On retrouve d’ailleurs cette vision binaire (y a main, y a péno) dans tous les cas où des situations ambivalentes impliquent que deux décisions opposées sont aussi légitimes l’une que l’autre. En pareil cas, l’arbitre est acculé : son choix (c’est-à-dire son indispensable interprétation, par nature discutable) sera automatiquement requalifié en « erreur ». Cela dit à quel point la lettre aussi bien que l’esprit des règles sont méprisés.
Sur beIN Sports mardi soir, les commentateurs de Bayern Munich-Paris SG ont encore démontré leur faculté à inventer des erreurs arbitrales et à ne pas en démordre malgré l’évidence [1]. Lors de Lille-Toulouse ce week-end, Canal+ a présenté un énième « révélateur » de hors-jeu avec une ligne mal placée… Ce sont ces médias qui organisent le procès des arbitres.

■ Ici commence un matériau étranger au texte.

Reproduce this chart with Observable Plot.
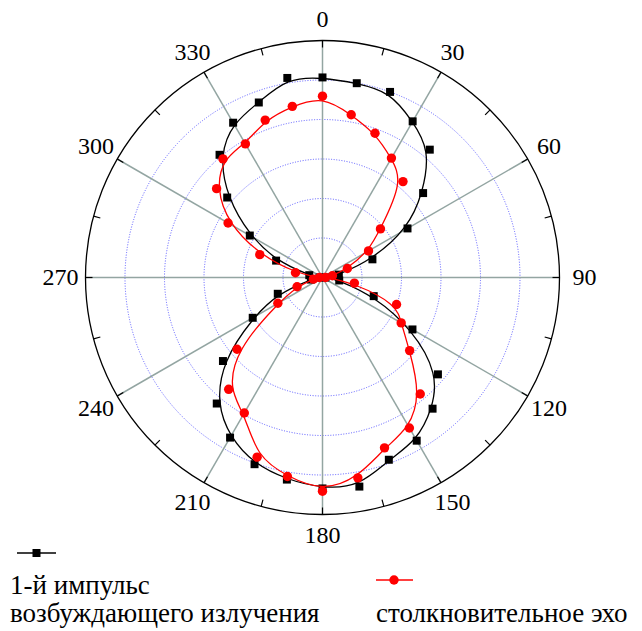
<!DOCTYPE html>
<html>
<head>
<meta charset="utf-8">
<script src="https://cdn.jsdelivr.net/npm/d3@7"></script>
<script src="https://cdn.jsdelivr.net/npm/@observablehq/plot@0.6"></script>
<style>
  html, body { margin: 0; padding: 0; background: #fff; }
  #wrap { position: relative; width: 642px; height: 631px; overflow: hidden; font-family: "Liberation Serif", "DejaVu Serif", "Noto Serif", Tinos, "Times New Roman", Times, serif; }
  #chart svg { display: block; }
  .leg { position: absolute; white-space: nowrap; font-size: 27px; line-height: 28px; color: #000; }
  .sw { position: absolute; }
</style>
</head>
<body>
<div id="wrap">
  <div id="chart"></div>
  <svg class="sw" style="left:16px;top:547px" width="42" height="12"><line x1="1" y1="6" x2="40" y2="6" stroke="black" stroke-width="1.3"/><rect x="16.5" y="2" width="8" height="8" fill="black"/></svg>
  <div class="leg" style="left:10px;top:571px">1-й импульс<br>возбуждающего излучения</div>
  <svg class="sw" style="left:375px;top:574px" width="40" height="12"><line x1="1" y1="6" x2="38" y2="6" stroke="#ff0000" stroke-width="1.3"/><circle cx="19" cy="6" r="4.7" fill="#ff0000"/></svg>
  <div class="leg" style="left:376px;top:599px">столкновительное эхо</div>
</div>
<script>
// angle (degrees, clockwise from top)
const angles = [0,10,20,30,40,50,60,70,80,90,100,110,120,130,140,150,160,170,180,190,200,210,220,230,240,250,260,270,280,290,300,310,320,330,340,350];
// 1-й импульс возбуждающего излучения (black squares)
const firstPulse = [1.013,0.999,1.000,0.913,0.845,0.665,0.497,0.269,0.084,0.015,0.086,0.276,0.526,0.763,0.867,0.954,0.982,1.075,1.068,1.039,1.006,0.936,0.833,0.658,0.408,0.241,0.060,0.015,0.068,0.250,0.425,0.630,0.811,0.905,0.943,1.026];
// столкновительное эхо (red circles)
const collisionEcho = [0.918,0.837,0.777,0.698,0.634,0.383,0.269,0.134,0.051,0.015,0.164,0.399,0.460,0.576,0.770,0.880,0.918,1.030,1.082,1.023,0.968,0.792,0.739,0.565,0.261,0.137,0.047,0.015,0.139,0.338,0.552,0.700,0.784,0.781,0.848,0.880];
// angular axis
const labelAngles = [0,30,60,90,120,150,180,210,240,270,300,330];
const labelTexts = ["0","30","60","90","120","150","180","210","240","270","300","330"];
const tickAngles = [0,15,30,45,60,75,90,105,120,135,150,165,180,195,210,225,240,255,270,285,300,315,330,345];
// radial grid
const rings = [0.2,0.4,0.6,0.8,1.0];
const rMax = 1.2;

const serif = "'Liberation Serif', 'DejaVu Serif', 'Noto Serif', Tinos, 'Times New Roman', Times, serif";
const rad = a => a * Math.PI / 180;
const px = (a, r) => r * Math.sin(rad(a));
const py = (a, r) => r * Math.cos(rad(a));

const black = angles.map((a, i) => ({a, r: firstPulse[i]}));
const red = angles.map((a, i) => ({a, r: collisionEcho[i]}));
const labels = labelAngles.map((a, i) => ({a, t: labelTexts[i]}));
const unit = 197.5; // px per unit (for label offset only)
const labelR = a => (258 + 4 * Math.abs(Math.sin(rad(a)))) / unit;
const tickIn = rMax - 7 / unit;

const chart = Plot.plot({
  width: 642,
  height: 545,
  marginLeft: 85,
  marginRight: 83,
  marginTop: 40,
  marginBottom: 31,
  x: {domain: [-rMax, rMax], axis: null},
  y: {domain: [-rMax, rMax], axis: null},
  r: {type: "linear", domain: [0, rMax], range: [0, 237]},
  style: {background: "white", overflow: "visible", fontFamily: serif},
  marks: [
    Plot.dot(rings, {x: 0, y: 0, r: d => d, fill: "none", stroke: "#5a5aff", strokeWidth: 1, strokeDasharray: "1 1.6"}),
    Plot.link(labelAngles, {x1: 0, y1: 0, x2: a => px(a, rMax), y2: a => py(a, rMax), stroke: "#93a5a2", strokeWidth: 1.5}),
    Plot.dot([rMax], {x: 0, y: 0, r: d => d, fill: "none", stroke: "black", strokeWidth: 1.3}),
    Plot.link(tickAngles, {x1: a => px(a, rMax), y1: a => py(a, rMax), x2: a => px(a, tickIn), y2: a => py(a, tickIn), stroke: "black", strokeWidth: 1.2}),
    Plot.text(labels, {x: d => px(d.a, labelR(d.a)), y: d => py(d.a, labelR(d.a)), text: "t", fontSize: 24, fontFamily: serif, fill: "black"}),
    Plot.line(black, {x: d => px(d.a, d.r), y: d => py(d.a, d.r), curve: "basis-closed", stroke: "black", strokeWidth: 1.3}),
    Plot.dot(black, {x: d => px(d.a, d.r), y: d => py(d.a, d.r), symbol: "square", r: 4.5, fill: "black", stroke: "none"}),
    Plot.line(red, {x: d => px(d.a, d.r), y: d => py(d.a, d.r), curve: "basis-closed", stroke: "#ff0000", strokeWidth: 1.3}),
    Plot.dot(red, {x: d => px(d.a, d.r), y: d => py(d.a, d.r), symbol: "circle", r: 4.7, fill: "#ff0000", stroke: "none"})
  ]
});
document.getElementById("chart").appendChild(chart);
</script>
</body>
</html>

Quand dérapages et aveux d’incompétence deviennent trop patents, la parade est toute trouvée, sous la forme d’un lieu commun très puissant : « Les arbitres français sont nuls ». Ils sont manifestement moins nuls que les spécialistes qui les critiquent, pourtant les premiers à marteler cette affirmation impossible à démontrer, mais très largement répandue [2].
Améliorer l’arbitrage est une nécessité, mais ce n’est évidemment pas le but poursuivi par ces procès, dont les procureurs sont mal qualifiés pour aborder le problème et se contentent d’instaurer un climat détestable. Leur flemme va aussi s’exprimer dans une promotion irréfléchie de l’arbitrage vidéo – qu’ils pratiquent, de fait, à longueur de retransmissions. Qu’on en fasse des arbitres vidéo, pour rire un peu.
L’entreprise de démolition des arbitres est une entreprise d’abrutissement des publics. La haine de l’arbitre est aussi une haine du football : au lieu de raconter, d’analyser et de célébrer le jeu, il s’agit de produire un ressentiment permanent. Les commentateurs-consultants en sont toutefois moins responsables que leurs dirigeants, qui tolèrent les dérives et font rois des démagogues néfastes. Les points d’audience gagnés ne compensent pas les points de QI perdus, et à plus long terme, tout le monde y perd.
[1] Certains commentateurs sont capables d’asséner des avis définitifs sans attendre de revoir les images, puis de voir ce qui leur chante dans ces images.
[2] Certains sous-produit de cette assertion sont pourtant démentis, comme la conviction que les arbitres français sifflent plus que les autres. Autre tartufferie majeure : le « manque de psychologie » reproché à des arbitres qui se font hurler au visage par les joueurs et pourchasser dans les couloirs par les entraîneurs et les dirigeants, avant d’être exécutés sur les plateaux de télévision.